Insomma l’Enel scacciato dalla porta (come monopolista pubblico) rientrerebbe, privatizzato, dalla finestra (in un ruolo più ridotto, di comproprietario dei consorzi locali).
Il problema rimane però la gestione di un sistema fino ad oggi strettamente interconnesso, che in futuro si frammenterà in tante aziendine a capitale pubblico e privato sparse sul territorio provinciale. Per Pinter, è proprio la partnership con l’Enel a garantire il buon funzionamento del sistema, che al contempo vedrebbe la partecipazione di Enel in quasi tutte le aziende di gestione ma - secondo l’assessore - "manterrebbe di fatto una forte caratterizzazione locale".

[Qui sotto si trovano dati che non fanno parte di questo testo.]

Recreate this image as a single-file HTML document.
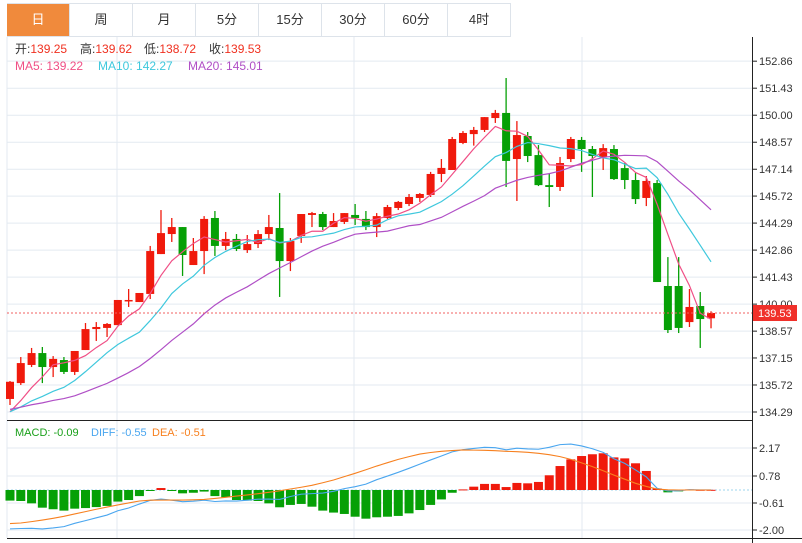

In pratica il disegno di Pinter è quello di dividere il territorio trentino in pochi ambiti territoriali ottimali (ossia omogenei), in cui sorgeranno enti di gestione della distribuzione (o produzione) in forma associata tra tutti i soggetti operanti in quella zona. Per l’assessore all’energia, "in questi ambiti ottimali potranno esserci anche più società che però dovranno essere ricondotte a standard di qualità, di efficienza e prezzo normati dalla Autorità. Se gli standard non verranno soddisfatti da parte di queste piccole aziende, la conseguenza logica sarà una maggiore concentrazione."
In questo quadro perde consistenza l’ipotesi che il business energetico possa attirare il capitale e il risparmio privato. Infatti la Pat finanzierebbe gli Enti locali nel subentro alle concessioni e non si può immaginare che analogamente finanzi soggetti privati; allo stesso tempo, inoltre, la Pat si accorderebbe con l’Enel per la partecipazione alle future società elettriche locali: in questo quadro lo spazio per investimenti privati è molto esiguo.
Per alcuni invece, questa poteva essere l’occasione per offrire possibilità di investimenti produttivi alla massa dei capitali trentini oggi sottoutilizzati.